"En estas memorias, me adelanto y retrocedo en el tiempo. No me someto a etapas cronológicas rígidas, aun cuando trato de dibujar el ambiente mental, el tono, el espíritu de una época determinada". Esta afirmación del autor es una correcta descripción de la segunda parte de sus memorias. Aunque es verdad que avanza y retrocede en el tiempo, Jorge Edwards mantiene en ellas una cierta disciplina, y así la rememorización cubre un lapso que va desde principios de los años 50 a principios de los 70, un segmento de tiempo que, en lo biográfico, retrata al futuro escritor en sus años universitarios como estudiante de Derecho, cuando traba algunas amistades entrañables en torno a la literatura; se casa con Pilar Fernández de Castro; viaja con una beca por un año a la Universidad Princeton; inicia su carrera diplomática; reside en París con su señora y sus dos hijos pequeños durante varios años; ya funcionario de la embajada de Chile, realiza otras destinaciones diplomáticas, visitando Cuba, Rusia y Suecia; regresa a Chile para ser destinado a la embajada en Lima, para terminar, después de la elección de Salvador Allende como Presidente de Chile, siendo el encargado de reabrir la embajada en La Habana de Fidel Castro.
En medio de ese ir y venir en que se entremezclan el nomadismo diplomático, la bohemia literaria y la vida familiar, van apareciendo las lecturas (porque Edwards ha sido siempre un lector excepcional) que lo formaron y le fascinaron, desfilan algunos escritores ya famosos o que luego lo serían, algunos políticos importantes y, muy en segundo plano, va perfilándose su figura de escritor en ciernes, la consolidación de su vocación de narrador, la publicación de sus primeros cuentos y la redacción de sus primeras novelas. Es un espectro que va, en lo personal, más o menos, desde la edad de los 20 a los 40 años y, en lo político, cubre la Guerra Fría en pleno.

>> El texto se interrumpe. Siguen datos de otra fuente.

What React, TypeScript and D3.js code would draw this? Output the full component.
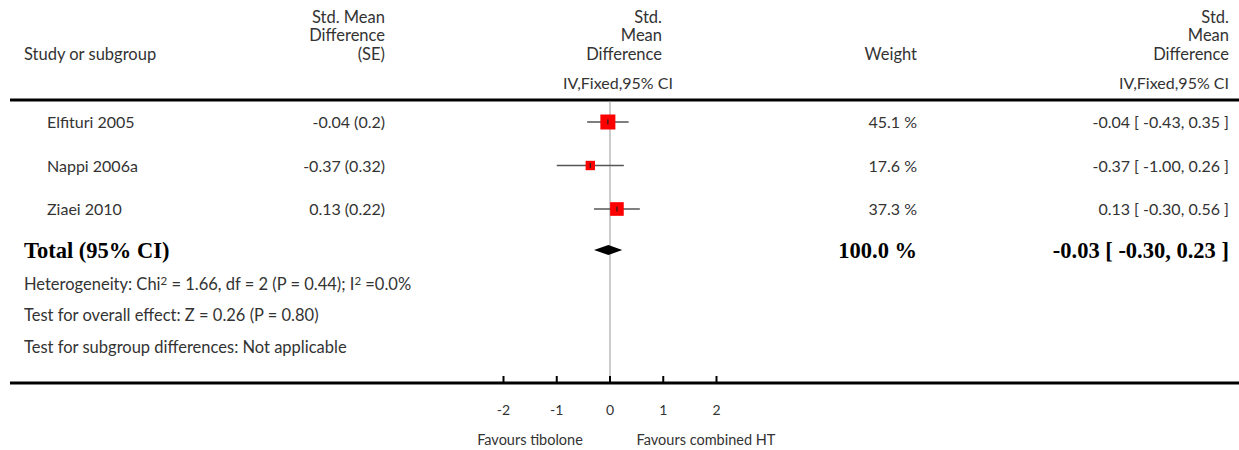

En el mismo estilo llano y familiar de la primera parte, en este libro prevalece la pintura de una época, la reconstrucción del espíritu y el tono vital que la marcó, y la impronta que dejó en los individuos que la vivieron. Se trata de memorias en las que, como es obvio, aparece el sujeto que rememora, sus peripecias y su visión de los hechos, pero que se focalizan en narrar las movimientos culturales y políticos de ese periodo y el modo en que las distintas personas que conoció -y él mismo- se situaron ante esos acontecimientos y tendencias epocales entonces predominantes.
Como lo indica el título, Edwards percibe esa época como un tiempo de opciones políticas extremas, de discursos poderosos que tienden a la simplificación -las consignas-, discursos que atrapan y enceguecen incluso hasta las inteligencias más lúcidas.
Esclavos de la consigna es un libro extrovertido, por decirlo de algún modo, en el que el esfuerzo del autor se centra en transmitir el tono de una época y proporcionar un fresco fiel de la misma y no tanto en la exploración de su mundo interior. El protagonista de estas memorias es la época y no los individuos y, si ese es el propósito, Edwards lo logra plenamente, porque el lector puede aproximarse a la intensidad y extravío de esos tiempos, expuestos, a la vez, con la inmediatez del testigo y la perspectiva de los años.
Edwards es honesto y sincero consigo mismo y en el juicio de los otros, y procura no ceder a la "autocensura", revelando con claridad todos los detalles y episodios, aunque puedan mermar la estimación de otros acerca de su propia persona. En este sentido, estas memorias, sin estridencias, tienen un cierto tono confesional y no es inocente que uno de los libros que el autor menciona con insistencia sea
Las confesiones de Jean Jacques Rousseau. La franqueza se trasluce, por ejemplo, en las dudas que se plantea acerca de su propia posición, sin convicciones profundas, más bien arrastrado, como otros, por los acontecimientos y el espíritu de una época que solo ahora, en la ponderación retrospectiva, aparecen en su naturaleza enajenante, la sensación de tiempo perdido en la frivolidad de la bohemia (el exceso de "nerudismo") e, incluso, en la cuidadosa estimación de su vida familiar, en la que no ahorra la mención de las infidelidades.
La segunda parte de sus memorias es amena, y Edwards, con habilidad, se las arregla para esquivar, sin omitir, los episodios que ya narró más extensamente en libros anteriores como
Adiós, Poeta... y Persona non grata, añade detalles nuevos y perfila, con mano maestra, el retrato de hombres y mujeres que jugaron algún papel en sus peripecias y, sobre todo, dibuja con precisión, cariño y admiración la que aparece como la ciudad de su vida, sin duda, la protagonista secreta de estas memorias: París.